▶ _The problem_
Include the line containing "from bokeh.core.properties import value" and all lines before it, repeated exactly from the listing below, without pictures.

Figure scripts
[Begin]

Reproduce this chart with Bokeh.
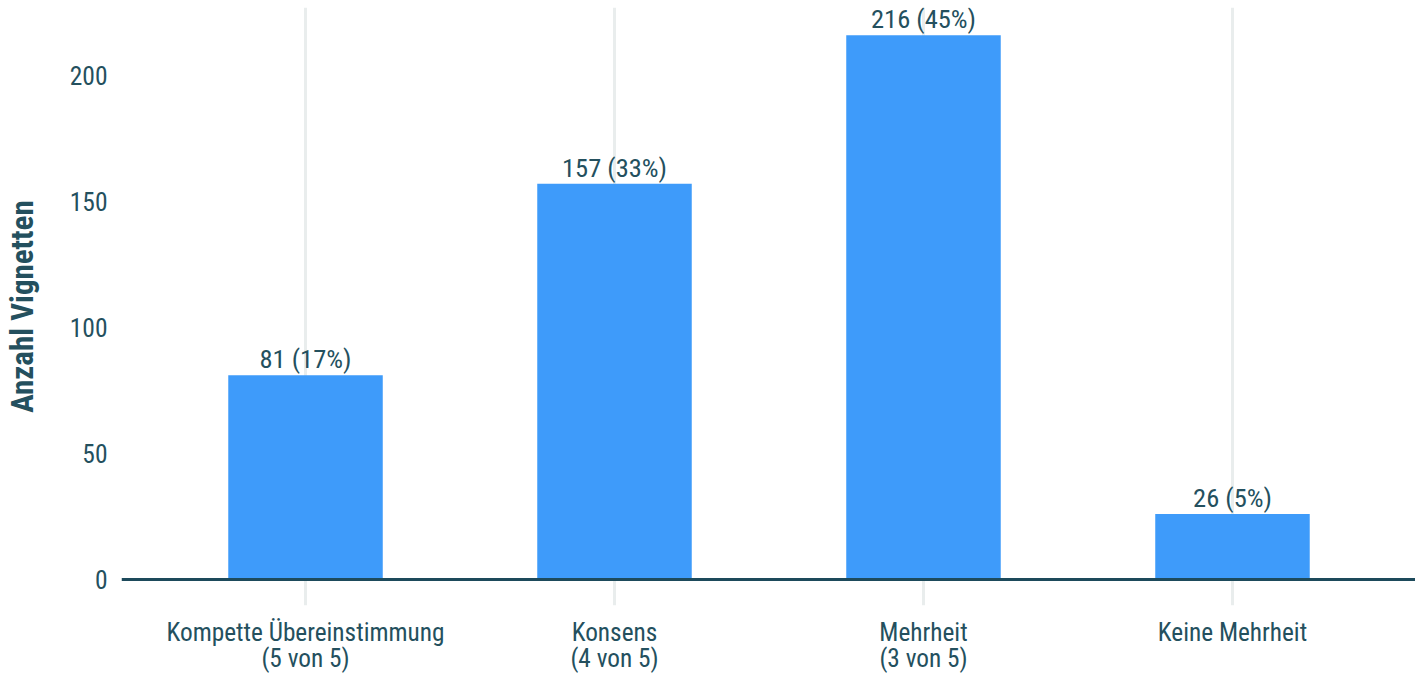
from bokeh.plotting import figure
from bokeh.models import ColumnDataSource, FactorRange, Range1d, Span, FixedTicker
from bokeh.embed import file_html
from bokeh.resources import INLINE
from bokeh.core.properties import value

categories = ["Kompette Übereinstimmung\n(5 von 5)", "Konsens\n(4 von 5)",
              "Mehrheit\n(3 von 5)", "Keine Mehrheit"]
counts = [81, 157, 216, 26]
percents = [17, 33, 45, 5]
y_ticks = [0, 50, 100, 150, 200]

labels = [f"{c} ({p}%)" for c, p in zip(counts, percents)]
src = ColumnDataSource(dict(cat=categories, n=counts, lab=labels))

FONT = "'Roboto Condensed', 'Liberation Sans Narrow', 'DejaVu Sans Condensed', Roboto"
TEXT = "#24505e"
BAR = "#3e9bfa"

p = figure(frame_width=1295, frame_height=598, output_backend="svg", toolbar_location=None,
           x_range=FactorRange(factors=categories, range_padding=0.0955,
                               range_padding_units="absolute"),
           y_range=Range1d(-10.32, 226.98),
           min_border_left=120, min_border_right=0, min_border_top=7,
           min_border_bottom=0)
p.outline_line_color = None
p.background_fill_color = "white"
p.border_fill_color = "white"

p.vbar(x="cat", top="n", width=0.5, source=src, fill_color=BAR, line_color=None)
p.text(x="cat", y="n", text="lab", source=src, text_align="center",
       text_baseline="bottom", y_offset=-1, text_color=TEXT,
       text_font=value(FONT), text_font_size="26.5px")

p.add_layout(Span(location=0, dimension="width", line_color="#1d4a5b", line_width=3))

p.ygrid.grid_line_color = None
p.xgrid.grid_line_color = "#e9eded"
p.xgrid.grid_line_width = 3

p.xaxis.axis_line_color = None
p.xaxis.major_tick_line_color = None
p.xaxis.minor_tick_line_color = None
p.xaxis.major_label_standoff = 6
p.xaxis.major_label_text_font = FONT
p.xaxis.major_label_text_font_size = "25.3px"
p.xaxis.major_label_text_line_height = 0.9
p.xaxis.major_label_text_color = TEXT

p.yaxis.ticker = FixedTicker(ticks=y_ticks)
p.yaxis.axis_line_color = None
p.yaxis.major_tick_line_color = None
p.yaxis.minor_tick_line_color = None
p.yaxis.major_label_standoff = 8
p.yaxis.major_label_text_font = FONT
p.yaxis.major_label_text_font_size = "25.5px"
p.yaxis.major_label_text_color = TEXT
p.yaxis.axis_label = "Anzahl Vignetten"
p.yaxis.axis_label_text_font = FONT
p.yaxis.axis_label_text_font_style = "bold"
p.yaxis.axis_label_text_font_size = "31px"
p.yaxis.axis_label_text_color = TEXT
p.yaxis.axis_label_standoff = 26

open("out.html", "w").write(file_html(p, INLINE))
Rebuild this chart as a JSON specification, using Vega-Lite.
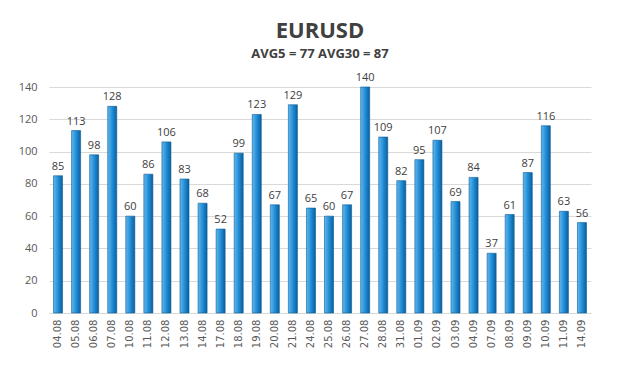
{
  "$schema": "https://vega.github.io/schema/vega-lite/v6.json",
  "autosize": {"type": "none"},
  "width": 542,
  "height": 226,
  "padding": {"left": 49, "top": 87, "right": 29, "bottom": 79},
  "background": "white",
  "title": {
    "text": "EURUSD",
    "subtitle": "AVG5 = 77 AVG30 = 87",
    "font": "Open Sans",
    "fontSize": 22,
    "fontWeight": "bold",
    "color": "#404040",
    "subtitleFont": "Open Sans",
    "subtitleFontSize": 13,
    "subtitleFontWeight": "bold",
    "subtitleColor": "#404040",
    "subtitlePadding": 5,
    "anchor": "middle",
    "offset": 10
  },
  "data": {
    "values": [
      {"date": "04.08", "value": 85},
      {"date": "05.08", "value": 113},
      {"date": "06.08", "value": 98},
      {"date": "07.08", "value": 128},
      {"date": "10.08", "value": 60},
      {"date": "11.08", "value": 86},
      {"date": "12.08", "value": 106},
      {"date": "13.08", "value": 83},
      {"date": "14.08", "value": 68},
      {"date": "17.08", "value": 52},
      {"date": "18.08", "value": 99},
      {"date": "19.08", "value": 123},
      {"date": "20.08", "value": 67},
      {"date": "21.08", "value": 129},
      {"date": "24.08", "value": 65},
      {"date": "25.08", "value": 60},
      {"date": "26.08", "value": 67},
      {"date": "27.08", "value": 140},
      {"date": "28.08", "value": 109},
      {"date": "31.08", "value": 82},
      {"date": "01.09", "value": 95},
      {"date": "02.09", "value": 107},
      {"date": "03.09", "value": 69},
      {"date": "04.09", "value": 84},
      {"date": "07.09", "value": 37},
      {"date": "08.09", "value": 61},
      {"date": "09.09", "value": 87},
      {"date": "10.09", "value": 116},
      {"date": "11.09", "value": 63},
      {"date": "14.09", "value": 56}
    ]
  },
  "encoding": {
    "x": {
      "field": "date",
      "type": "nominal",
      "sort": null,
      "scale": {"paddingInner": 0.5, "paddingOuter": 0.25},
      "axis": {
        "title": null,
        "labelAngle": 270,
        "labelFont": "DejaVu Sans",
        "labelFontSize": 10,
        "labelColor": "#595959",
        "labelPadding": 6,
        "ticks": false,
        "domain": false
      }
    },
    "y": {
      "field": "value",
      "type": "quantitative",
      "scale": {"domain": [0, 140], "nice": false},
      "axis": {
        "title": null,
        "values": [0, 20, 40, 60, 80, 100, 120, 140],
        "labelFont": "Open Sans",
        "labelFontSize": 11,
        "labelColor": "#595959",
        "labelPadding": 12,
        "ticks": false,
        "domain": false,
        "gridColor": "#d9d9d9",
        "gridWidth": 1
      }
    }
  },
  "layer": [
    {
      "mark": {
        "type": "bar",
        "stroke": "#0b5a95",
        "strokeWidth": 0.6,
        "color": {
          "gradient": "linear",
          "x1": 0, "x2": 1, "y1": 0, "y2": 0,
          "stops": [
            {"offset": 0, "color": "#62b8ee"},
            {"offset": 0.55, "color": "#1d8ad4"},
            {"offset": 1, "color": "#0d5e9c"}
          ]
        }
      }
    },
    {
      "mark": {
        "type": "text",
        "dy": -9,
        "font": "Open Sans",
        "fontSize": 11,
        "color": "#404040"
      },
      "encoding": {"text": {"field": "value", "type": "quantitative"}}
    }
  ],
  "config": {"view": {"stroke": null}}
}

[End]

▶ _Answer to the exercise_
Reproduce this chart with Bokeh.
from bokeh.plotting import figure
from bokeh.models import ColumnDataSource, FactorRange, Range1d, Span, FixedTicker
from bokeh.embed import file_html
from bokeh.resources import INLINE
from bokeh.core.properties import value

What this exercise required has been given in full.